> _Task prompt_
Using the listing below, extract each line that has the word "this" in it.

(Charts and diagrams as code)
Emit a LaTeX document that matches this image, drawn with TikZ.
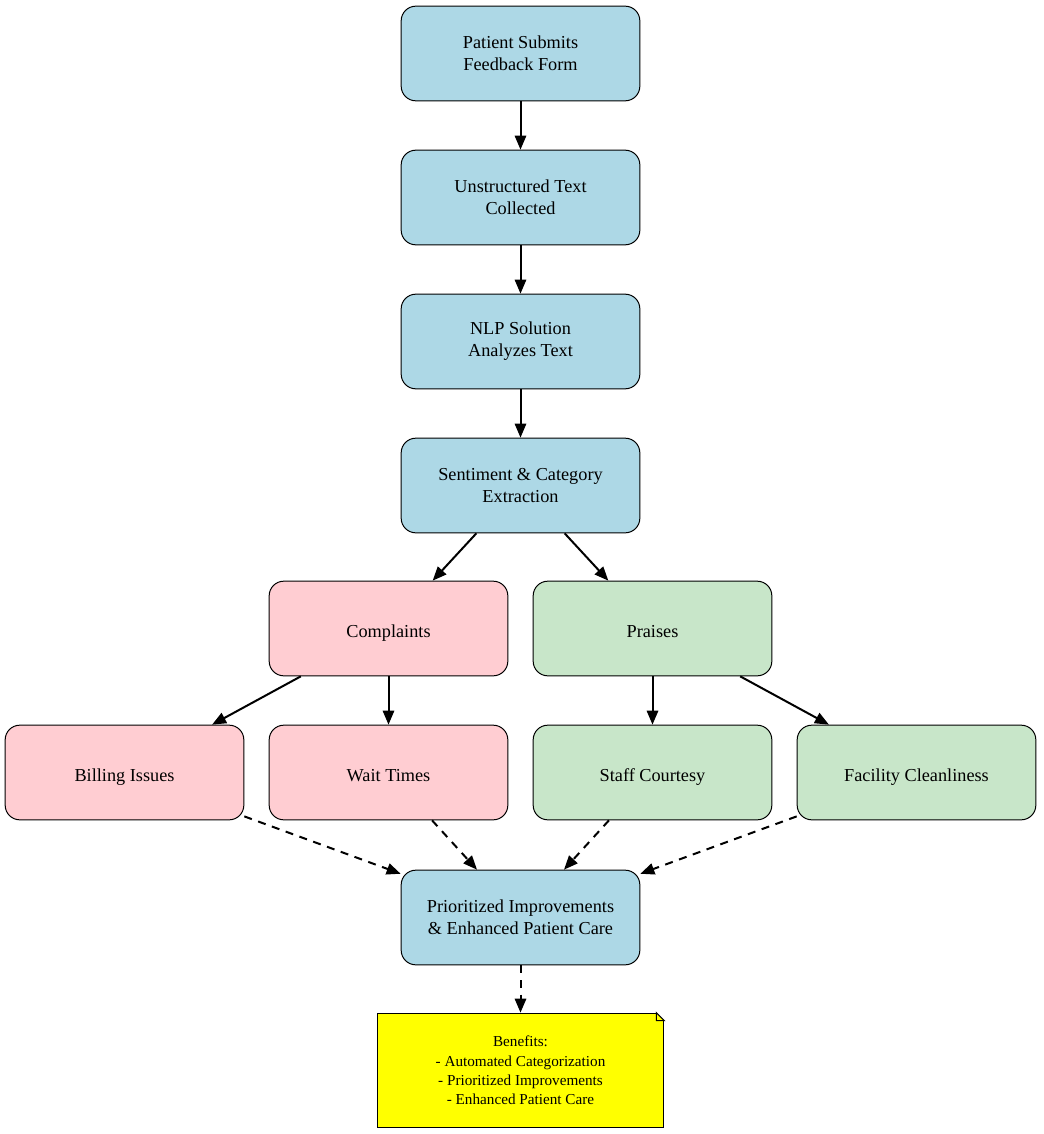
\documentclass[tikz,border=0pt]{standalone}
\usepackage{fontspec}
\setmainfont{Liberation Serif}
\usetikzlibrary{positioning, arrows.meta}
\definecolor{stepblue}{HTML}{ADD8E6}
\definecolor{badpink}{HTML}{FFCDD2}
\definecolor{goodgreen}{HTML}{C8E6C9}
\definecolor{memoyellow}{RGB}{255,255,0}

\begin{document}
\begin{tikzpicture}[x=0.75pt, y=-0.75pt,
      -{Triangle[length=10.5pt, width=8.5pt]}, line width=1.5pt,
      box/.style={rectangle, rounded corners=11pt, draw, line width=0.75pt,
        minimum width=179pt, minimum height=71pt, align=center,
        font=\fontsize{13.7}{16.5}\selectfont},
      single/.style={text height=14pt, text depth=1pt},
      flow/.style={box, fill=stepblue},
      bad/.style={box, fill=badpink, single},
      good/.style={box, fill=goodgreen, single},
      memo/.style={rectangle, draw, line width=0.75pt, fill=memoyellow,
        minimum width=215pt, minimum height=86pt, align=center,
        font=\fontsize{11.4}{14.5}\selectfont},
      link/.style={dashed, dash pattern=on 6pt off 5pt}]
      \useasboundingbox (0,0) rectangle (1043,1134);
      % main chain
      \node[flow] (submit) at(520.5,53.5) {Patient Submits\\Feedback Form};
      \node[flow] (text) at(520.5,197.5) {Unstructured Text\\Collected};
      \path (submit) edge (text);
      \node[flow] (nlp) at(520.5,341.5) {NLP Solution\\Analyzes Text};
      \path (text) edge (nlp);
      \node[flow] (extract) at(520.5,485.5) {Sentiment \& Category\\Extraction};
      \path (nlp) edge (extract);
      % complaints
      \node[bad] (compl) at(388.5,628.5) {Complaints};
      \path (extract) edge (compl);
      \node[bad] (billing) at(124.5,772.5) {Billing Issues};
      \node[bad] (wait) at(388.5,772.5) {Wait Times};
      \path (compl) edge (billing);
      \path (compl) edge (wait);
      % praises
      \node[good] (praise) at(652.5,628.5) {Praises};
      \path (extract) edge (praise);
      \node[good] (staff) at(652.5,772.5) {Staff Courtesy};
      \node[good] (clean) at(916.5,772.5) {Facility Cleanliness};
      \path (praise) edge (staff);
      \path (praise) edge (clean);
      % outcome
      \node[flow] (improve) at(520.5,917.5) {Prioritized Improvements\\\& Enhanced Patient Care};
      \path[link] (billing) edge (improve);
      \path[link] (wait) edge (improve);
      \path[link] (staff) edge (improve);
      \path[link] (clean) edge (improve);
      % benefits note
      \node[memo] (benefits) at(520.5,1070.5) {Benefits:\\- Automated Categorization\\- Prioritized Improvements\\- Enhanced Patient Care};
      \fill[white] ([xshift=-6pt]benefits.north east) -- (benefits.north east)
        -- ([yshift=-6pt]benefits.north east) -- cycle;
      \draw[-, line width=0.75pt] ([xshift=-6pt]benefits.north east)
        -- ([yshift=-6pt]benefits.north east)
        -- ([xshift=-6pt, yshift=-6pt]benefits.north east) -- cycle;
      \path[link] (improve) edge (benefits);
  \end{tikzpicture}
\end{document}
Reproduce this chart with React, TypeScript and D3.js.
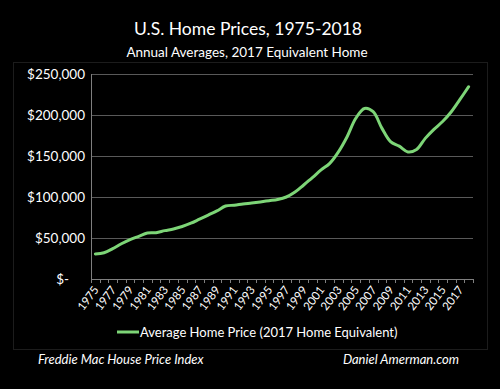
import React from 'react';
import * as d3 from 'd3';

const years = d3.range(1975, 2019).map(String);
const prices = [
  30500, 32000, 37000, 43000, 48000, 52000, 56000, 56500, 59000, 61000,
  64000, 68000, 73000, 78000, 83000, 89000, 90000, 91500, 92700, 94000,
  95500, 97000, 100000, 106000, 114600, 123500, 133000, 141000, 155000, 173500,
  196000, 208000, 204000, 184000, 167500, 162000, 155000, 158000, 171500, 182500,
  192000, 204000, 219000, 234500
];
const yTicks = [0, 50000, 100000, 150000, 200000, 250000];

const title = 'U.S. Home Prices, 1975-2018';
const subtitle = 'Annual Averages, 2017 Equivalent Home';
const legendLabel = 'Average Home Price (2017 Home Equivalent)';
const sourceLeft = 'Freddie Mac House Price Index';
const sourceRight = 'Daniel Amerman.com';

const W = 500;
const H = 389;
const margin = {top: 74, right: 27, bottom: 110, left: 91};
const FONT = 'Lato, "Open Sans", sans-serif';
const GREEN = '#7dd577';

export default function App() {
  const x = d3.scaleBand()
    .domain(years)
    .range([margin.left, W - margin.right]);

  const y = d3.scaleLinear()
    .domain([0, 250000])
    .range([H - margin.bottom, margin.top]);

  // light smoothing, like the spreadsheet's "smoothed line"
  const line = d3.line<number>()
    .x((d, i) => x(years[i])! + x.bandwidth() / 2)
    .y(d => y(d))
    .curve(d3.curveCatmullRom.alpha(0.5));

  const fmt = d3.format('$,');
  const baseY = y(0);
  const boundaries = years.map(yr => x(yr)!).concat([x.range()[1]]);

  return (
    <svg width={W} height={H} style={{position: 'absolute', left: 0, top: 0, background: '#000'}}
      fontFamily={FONT}>
      <rect x={0} y={0} width={W} height={H} fill="#000"/>
      <rect x={13.5} y={62.5} width={474} height={287} fill="none" stroke="#1c1c1c"/>

      <text x={248} y={35} textAnchor="middle" fill="#fff" fontSize={17.5}>{title}</text>
      <text x={247} y={57} textAnchor="middle" fill="#fff" fontSize={13.5}>{subtitle}</text>

      {yTicks.map(t => (
        <g key={t}>
          {t > 0 && (
            <line x1={margin.left} x2={W - margin.right} y1={Math.round(y(t)) + 0.5}
              y2={Math.round(y(t)) + 0.5} stroke="#595959" strokeWidth={1}/>
          )}
          <text x={t === 0 ? 69 : 85} y={y(t)} dy="0.35em" textAnchor="end" fill="#fff"
            fontSize={13.5}>{t === 0 ? '$-' : fmt(t)}</text>
        </g>
      ))}

      <line x1={margin.left + 0.5} x2={margin.left + 0.5} y1={margin.top} y2={baseY}
        stroke="#7f7f7f"/>
      <line x1={margin.left} x2={W - margin.right} y1={baseY + 0.5} y2={baseY + 0.5}
        stroke="#7f7f7f"/>
      {boundaries.map((b, i) => (
        <line key={i} x1={Math.round(b) + 0.5} x2={Math.round(b) + 0.5} y1={baseY}
          y2={baseY + 4} stroke="#7f7f7f"/>
      ))}

      {years.filter((yr, i) => i % 2 === 0).map(yr => {
        const cx = x(yr)! + x.bandwidth() / 2 + 4;
        const cy = baseY + 11;
        return (
          <text key={yr} x={cx} y={cy} textAnchor="end" fill="#fff" fontSize={11.5}
            transform={`rotate(-53 ${cx} ${cy})`}>{yr}</text>
        );
      })}

      <path d={line(prices)!} fill="none" stroke={GREEN} strokeWidth={3}
        strokeLinejoin="round" strokeLinecap="round"/>

      <line x1={117} x2={139} y1={332} y2={332} stroke={GREEN} strokeWidth={3}/>
      <text x={140} y={332} dy="0.35em" fill="#fff" fontSize={13}>{legendLabel}</text>

      <text x={38} y={364} fill="#fff" fontSize={13} fontStyle="italic">{sourceLeft}</text>
      <text x={459} y={364} textAnchor="end" fill="#fff" fontSize={13}
        fontStyle="italic">{sourceRight}</text>
    </svg>
  );
}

> _Written reply_
Emit a LaTeX document that matches this image, drawn with TikZ.
Reproduce this chart with React, TypeScript and D3.js.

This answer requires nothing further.